> [Aim]:
Working from the top of the listing below, retype each line through the line containing "const yTicks = [2, 1, 0, -1, -2, -3];", both included, with no pictures.

> [Source material]:
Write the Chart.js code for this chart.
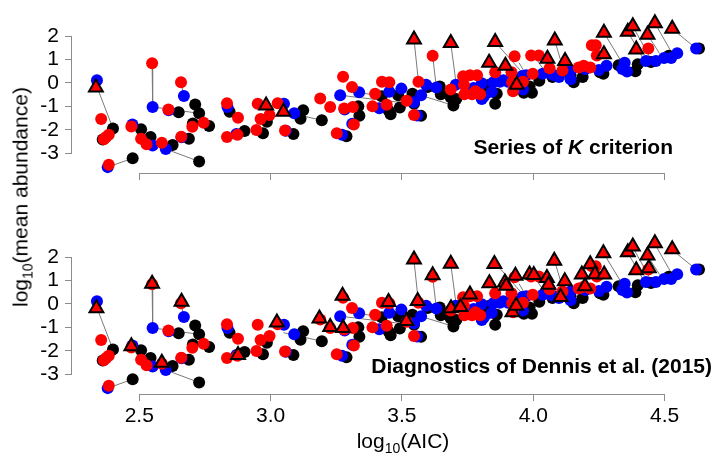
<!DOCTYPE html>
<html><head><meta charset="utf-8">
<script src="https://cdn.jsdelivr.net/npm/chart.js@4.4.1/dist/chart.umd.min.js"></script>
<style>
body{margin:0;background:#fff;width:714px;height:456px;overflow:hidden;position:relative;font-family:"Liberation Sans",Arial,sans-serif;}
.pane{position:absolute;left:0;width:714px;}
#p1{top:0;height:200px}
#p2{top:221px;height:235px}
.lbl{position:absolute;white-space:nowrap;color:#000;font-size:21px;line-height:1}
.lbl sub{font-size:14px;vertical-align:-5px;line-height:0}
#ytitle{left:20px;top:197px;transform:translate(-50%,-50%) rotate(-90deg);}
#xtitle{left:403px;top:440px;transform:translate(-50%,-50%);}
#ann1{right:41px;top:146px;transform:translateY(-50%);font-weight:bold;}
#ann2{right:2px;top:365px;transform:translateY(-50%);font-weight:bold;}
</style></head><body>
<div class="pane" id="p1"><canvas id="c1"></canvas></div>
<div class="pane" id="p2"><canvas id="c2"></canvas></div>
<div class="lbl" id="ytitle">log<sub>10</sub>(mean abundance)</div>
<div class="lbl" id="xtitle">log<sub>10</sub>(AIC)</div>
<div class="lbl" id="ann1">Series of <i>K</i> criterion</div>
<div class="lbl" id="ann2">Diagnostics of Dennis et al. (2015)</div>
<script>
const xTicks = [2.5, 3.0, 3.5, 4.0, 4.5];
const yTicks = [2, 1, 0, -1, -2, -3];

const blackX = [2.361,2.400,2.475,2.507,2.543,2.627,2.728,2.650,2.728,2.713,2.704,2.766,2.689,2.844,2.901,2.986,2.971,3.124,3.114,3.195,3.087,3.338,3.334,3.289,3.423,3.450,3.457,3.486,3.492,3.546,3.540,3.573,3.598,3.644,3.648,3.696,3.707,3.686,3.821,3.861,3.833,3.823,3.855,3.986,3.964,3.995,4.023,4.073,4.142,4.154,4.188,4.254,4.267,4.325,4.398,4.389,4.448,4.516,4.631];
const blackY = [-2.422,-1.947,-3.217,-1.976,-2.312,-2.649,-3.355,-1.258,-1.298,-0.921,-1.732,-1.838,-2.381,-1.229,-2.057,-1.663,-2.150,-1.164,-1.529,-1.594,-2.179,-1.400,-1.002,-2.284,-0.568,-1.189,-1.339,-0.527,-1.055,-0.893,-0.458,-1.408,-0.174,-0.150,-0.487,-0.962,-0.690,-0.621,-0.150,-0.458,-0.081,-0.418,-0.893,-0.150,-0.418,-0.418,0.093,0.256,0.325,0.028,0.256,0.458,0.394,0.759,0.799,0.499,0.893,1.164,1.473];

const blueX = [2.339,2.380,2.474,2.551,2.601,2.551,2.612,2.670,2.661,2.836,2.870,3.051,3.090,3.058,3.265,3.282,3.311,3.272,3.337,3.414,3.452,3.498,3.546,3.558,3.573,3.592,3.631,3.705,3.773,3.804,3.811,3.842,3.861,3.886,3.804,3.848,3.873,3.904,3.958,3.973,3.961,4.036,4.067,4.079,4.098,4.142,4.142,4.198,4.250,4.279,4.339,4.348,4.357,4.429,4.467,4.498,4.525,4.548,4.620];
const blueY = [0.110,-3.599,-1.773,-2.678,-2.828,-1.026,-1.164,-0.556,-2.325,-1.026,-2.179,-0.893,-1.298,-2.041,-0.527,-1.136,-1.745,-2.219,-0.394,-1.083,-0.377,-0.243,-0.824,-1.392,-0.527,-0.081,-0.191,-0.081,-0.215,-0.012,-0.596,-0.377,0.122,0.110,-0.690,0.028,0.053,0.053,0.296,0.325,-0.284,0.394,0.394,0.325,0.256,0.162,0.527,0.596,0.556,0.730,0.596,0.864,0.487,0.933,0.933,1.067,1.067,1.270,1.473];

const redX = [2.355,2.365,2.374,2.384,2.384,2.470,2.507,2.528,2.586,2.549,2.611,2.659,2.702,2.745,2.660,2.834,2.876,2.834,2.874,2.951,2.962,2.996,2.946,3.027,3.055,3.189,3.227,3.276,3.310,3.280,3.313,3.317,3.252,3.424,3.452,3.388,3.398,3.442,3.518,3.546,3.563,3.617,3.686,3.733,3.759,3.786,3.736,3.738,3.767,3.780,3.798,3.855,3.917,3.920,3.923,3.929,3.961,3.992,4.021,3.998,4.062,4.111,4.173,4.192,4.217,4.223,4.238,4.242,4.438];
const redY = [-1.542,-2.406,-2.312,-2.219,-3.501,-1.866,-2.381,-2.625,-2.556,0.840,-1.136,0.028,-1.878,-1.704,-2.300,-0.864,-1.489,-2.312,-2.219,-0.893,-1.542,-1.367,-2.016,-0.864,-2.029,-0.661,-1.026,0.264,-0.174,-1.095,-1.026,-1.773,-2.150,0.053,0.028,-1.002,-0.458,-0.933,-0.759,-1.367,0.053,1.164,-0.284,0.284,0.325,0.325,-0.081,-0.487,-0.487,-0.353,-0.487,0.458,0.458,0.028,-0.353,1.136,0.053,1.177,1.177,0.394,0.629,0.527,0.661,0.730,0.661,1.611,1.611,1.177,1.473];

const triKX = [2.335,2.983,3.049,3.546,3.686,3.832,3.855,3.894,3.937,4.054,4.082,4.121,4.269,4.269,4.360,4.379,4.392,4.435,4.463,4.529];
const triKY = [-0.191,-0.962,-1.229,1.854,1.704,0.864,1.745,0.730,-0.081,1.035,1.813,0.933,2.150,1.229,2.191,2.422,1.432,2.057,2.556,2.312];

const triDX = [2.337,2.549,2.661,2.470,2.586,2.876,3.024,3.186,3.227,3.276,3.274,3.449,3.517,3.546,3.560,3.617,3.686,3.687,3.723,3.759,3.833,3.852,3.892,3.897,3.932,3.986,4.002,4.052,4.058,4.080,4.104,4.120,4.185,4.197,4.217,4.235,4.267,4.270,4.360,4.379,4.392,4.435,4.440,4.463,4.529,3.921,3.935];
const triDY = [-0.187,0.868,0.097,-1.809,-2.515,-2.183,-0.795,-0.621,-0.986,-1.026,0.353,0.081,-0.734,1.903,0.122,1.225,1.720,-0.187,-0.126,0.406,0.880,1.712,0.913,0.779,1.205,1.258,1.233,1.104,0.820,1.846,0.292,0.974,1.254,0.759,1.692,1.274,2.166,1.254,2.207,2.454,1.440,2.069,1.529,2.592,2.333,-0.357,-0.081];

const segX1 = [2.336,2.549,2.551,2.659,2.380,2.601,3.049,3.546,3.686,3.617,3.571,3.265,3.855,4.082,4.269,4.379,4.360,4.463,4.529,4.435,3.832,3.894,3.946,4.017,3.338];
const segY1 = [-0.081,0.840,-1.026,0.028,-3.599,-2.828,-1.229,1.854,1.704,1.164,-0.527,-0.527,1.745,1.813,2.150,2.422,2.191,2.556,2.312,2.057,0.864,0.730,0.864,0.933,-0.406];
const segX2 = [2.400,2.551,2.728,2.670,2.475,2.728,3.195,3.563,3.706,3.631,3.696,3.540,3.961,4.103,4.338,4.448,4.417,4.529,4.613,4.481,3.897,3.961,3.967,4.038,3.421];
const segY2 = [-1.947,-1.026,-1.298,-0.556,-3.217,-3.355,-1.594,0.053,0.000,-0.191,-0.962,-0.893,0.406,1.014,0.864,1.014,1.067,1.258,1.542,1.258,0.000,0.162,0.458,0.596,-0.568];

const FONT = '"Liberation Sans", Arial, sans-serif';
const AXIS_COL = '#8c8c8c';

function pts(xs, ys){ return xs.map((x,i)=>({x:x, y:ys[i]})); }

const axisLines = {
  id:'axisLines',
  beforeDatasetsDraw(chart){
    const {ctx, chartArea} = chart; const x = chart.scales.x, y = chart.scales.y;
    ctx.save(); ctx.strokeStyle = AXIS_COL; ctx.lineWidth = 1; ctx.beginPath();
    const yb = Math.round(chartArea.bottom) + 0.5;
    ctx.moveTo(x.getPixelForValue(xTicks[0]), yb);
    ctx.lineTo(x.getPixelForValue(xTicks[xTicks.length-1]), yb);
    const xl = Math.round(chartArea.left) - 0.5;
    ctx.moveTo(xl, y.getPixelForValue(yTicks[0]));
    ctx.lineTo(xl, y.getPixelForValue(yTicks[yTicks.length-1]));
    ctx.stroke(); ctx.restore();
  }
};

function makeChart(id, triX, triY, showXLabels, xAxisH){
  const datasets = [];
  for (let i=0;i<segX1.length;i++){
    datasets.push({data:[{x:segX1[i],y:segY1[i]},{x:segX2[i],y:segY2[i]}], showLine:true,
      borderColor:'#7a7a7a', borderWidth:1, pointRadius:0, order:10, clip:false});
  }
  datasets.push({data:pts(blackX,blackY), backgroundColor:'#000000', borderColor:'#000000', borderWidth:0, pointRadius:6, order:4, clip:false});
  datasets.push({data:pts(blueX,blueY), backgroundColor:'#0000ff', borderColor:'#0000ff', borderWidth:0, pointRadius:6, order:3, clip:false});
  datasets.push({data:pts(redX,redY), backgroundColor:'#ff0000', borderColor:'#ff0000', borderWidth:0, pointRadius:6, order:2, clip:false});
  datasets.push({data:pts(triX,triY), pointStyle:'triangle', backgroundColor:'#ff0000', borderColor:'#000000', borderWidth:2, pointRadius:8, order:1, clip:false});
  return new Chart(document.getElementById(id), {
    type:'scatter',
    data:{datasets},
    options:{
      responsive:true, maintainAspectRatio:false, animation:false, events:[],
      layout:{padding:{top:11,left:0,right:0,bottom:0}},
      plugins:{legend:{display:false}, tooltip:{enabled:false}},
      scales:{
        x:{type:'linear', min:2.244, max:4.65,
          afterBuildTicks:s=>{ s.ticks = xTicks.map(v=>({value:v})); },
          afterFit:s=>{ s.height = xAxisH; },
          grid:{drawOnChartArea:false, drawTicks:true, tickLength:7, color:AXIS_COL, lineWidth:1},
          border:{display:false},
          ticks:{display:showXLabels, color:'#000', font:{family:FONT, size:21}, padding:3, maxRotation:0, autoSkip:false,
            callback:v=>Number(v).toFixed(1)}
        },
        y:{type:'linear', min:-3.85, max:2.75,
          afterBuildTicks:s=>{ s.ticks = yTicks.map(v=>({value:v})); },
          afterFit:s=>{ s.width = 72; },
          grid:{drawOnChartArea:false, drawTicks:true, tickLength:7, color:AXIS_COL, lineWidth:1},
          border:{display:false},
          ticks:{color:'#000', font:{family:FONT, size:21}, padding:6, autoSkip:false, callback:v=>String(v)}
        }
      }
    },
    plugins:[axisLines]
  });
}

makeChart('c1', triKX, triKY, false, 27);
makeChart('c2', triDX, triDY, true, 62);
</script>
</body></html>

> [The reply]:
Write the Chart.js code for this chart.
<!DOCTYPE html>
<html><head><meta charset="utf-8">
<script src="https://cdn.jsdelivr.net/npm/chart.js@4.4.1/dist/chart.umd.min.js"></script>
<style>
body{margin:0;background:#fff;width:714px;height:456px;overflow:hidden;position:relative;font-family:"Liberation Sans",Arial,sans-serif;}
.pane{position:absolute;left:0;width:714px;}
#p1{top:0;height:200px}
#p2{top:221px;height:235px}
.lbl{position:absolute;white-space:nowrap;color:#000;font-size:21px;line-height:1}
.lbl sub{font-size:14px;vertical-align:-5px;line-height:0}
#ytitle{left:20px;top:197px;transform:translate(-50%,-50%) rotate(-90deg);}
#xtitle{left:403px;top:440px;transform:translate(-50%,-50%);}
#ann1{right:41px;top:146px;transform:translateY(-50%);font-weight:bold;}
#ann2{right:2px;top:365px;transform:translateY(-50%);font-weight:bold;}
</style></head><body>
<div class="pane" id="p1"><canvas id="c1"></canvas></div>
<div class="pane" id="p2"><canvas id="c2"></canvas></div>
<div class="lbl" id="ytitle">log<sub>10</sub>(mean abundance)</div>
<div class="lbl" id="xtitle">log<sub>10</sub>(AIC)</div>
<div class="lbl" id="ann1">Series of <i>K</i> criterion</div>
<div class="lbl" id="ann2">Diagnostics of Dennis et al. (2015)</div>
<script>
const xTicks = [2.5, 3.0, 3.5, 4.0, 4.5];
const yTicks = [2, 1, 0, -1, -2, -3];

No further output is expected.